Martin Gerull Scultore
Facendo visita all’atelier di Martin Gerull, sistemato negli spazi della Cascina Bagaggera, all’interno del Parco di Montevecchia, si è affascinati dalla bellezza e dalla forza della natura che qui ancora è ben conservata e rigogliosa, ma anche dall’opera dell’uomo: nei casolari rustici, oggi vetusti e rovinosi, testimoni dei tempi passati e operosi, ma anche nella rinnovata presenza di attività coraggiose che testimoniano la fiducia e la fattività per il futuro: una nuova grande stalla per capre, uno spaccio di prodotti biodinamici, una cooperativa che organizza corsi feste e seminari.
E tra tutti, appunto, le sculture di Martin Gerull. Sono, queste, moderni obelischi a scala umana, dove la forma non è perfetta geometria stellare ma dinamica ricerca del dramma dell’Io che si esprime in linee, angoli, diedri, spezzati volumi, piane superfici di forza vibrante. Oppure sono dischi marmorei poggiati sul suolo, increspata geografia in formato ridotto.

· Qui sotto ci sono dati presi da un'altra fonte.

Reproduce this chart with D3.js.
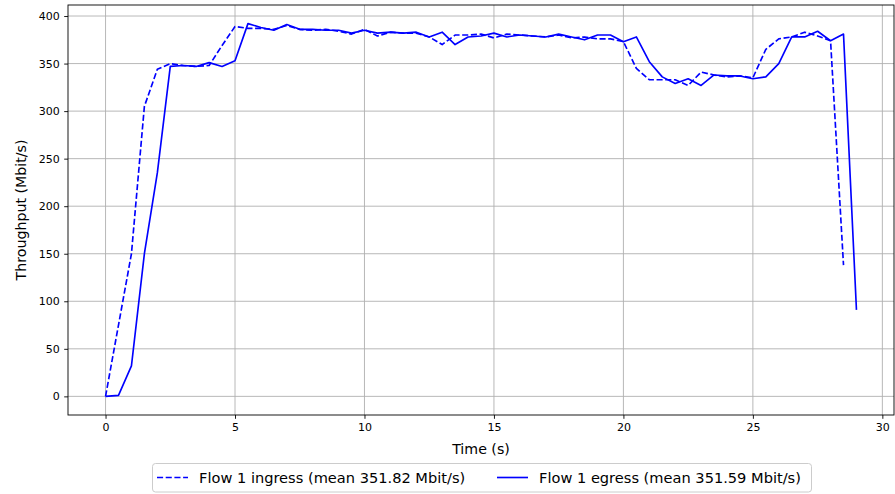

Non erano così le opere di Martin fino a un paio d’anni fa. Prima di allora la sua poesia visiva esplorava le atmosfere alte, eppur vicine e tenere, di presenze protettrici e consolanti: “il mio primo Angelo” era il motivo guida di una ricerca che anche vedeva protagonista l’Io umano, in figura solitaria o in coppia, levigata Verticale alla ricerca dell’equilibrio essenziale in sé stesso. Ma era sempre adombrato il dialogo con lo Spirito guida; finchè questo si è mostrato in una serie di gioiose apparizioni, quasi infantili, ma dolci, tenere, tonde e raggianti. Allora, l’ermetica e scostante sagoma dei fusi verticali antropomorfi chiusi in sé stessi o le colonne torcentisi e occhieggianti di nascosto si compensavano con il canto sereno e aperto delle aureole, dei raggi dolcemente orlati, dei ventagli luminosi, spiegati attorno alla Figura benefica. Un forte contrasto in opposizione che cerca dialogo tra condizione umana e grazia celeste.
Ancor prima però, riandando più indietro nelle tappe del percorso artistico di Martin, troviamo ancora dell’altro. La sua arte era ancora totalmente immersa nel fenomeno plastico come manifestazione di esseri, processi, leggi, forze generative nel puro campo ideale. Volumi, superfici, linee, spazi interclusi erano diretto apparire di fatti ideali, spirituali, soprasensibili, nella dimensione del percepibile. Certo: in talune opere si potevano vedere un torso, una vaga sagoma antropomorfa, una volontà di incarnarsi in un corpo terreno; ma era ancora tutto un esplorare la Forma galleggiando nella regione degli Archetipi in cui essa è Essenza.
Oggi no: non più.
Le sculture di Martin Gerull oggi toccano terra. Sono zolle formate che si ergono dal suolo con sforzo sovrumano; o lampi di luce
condensata in roccia al momento di batter sul terreno. Se si volesse cercare una lontana parentela espressiva, con ciò che ha fatto la storia dell’Arte, della Plastica, si potrebbe trovare negli ultimissimi gesti creativi di Martin, come spunto ispirativo non come risultato formale, un’eco dello spirito dei Prigioni. Forme che vogliono liberarsi dallo stato amorfo della materia, con sforzo eroico e fin violento, ma che non sono ancora, o non sono più, sagome antropomorfe, bensì gesti esteriori nella concretezza del sensibile, che tradiscono la presenza di un Sé. Grande, efficace, attuale ritratto dell’Uomo.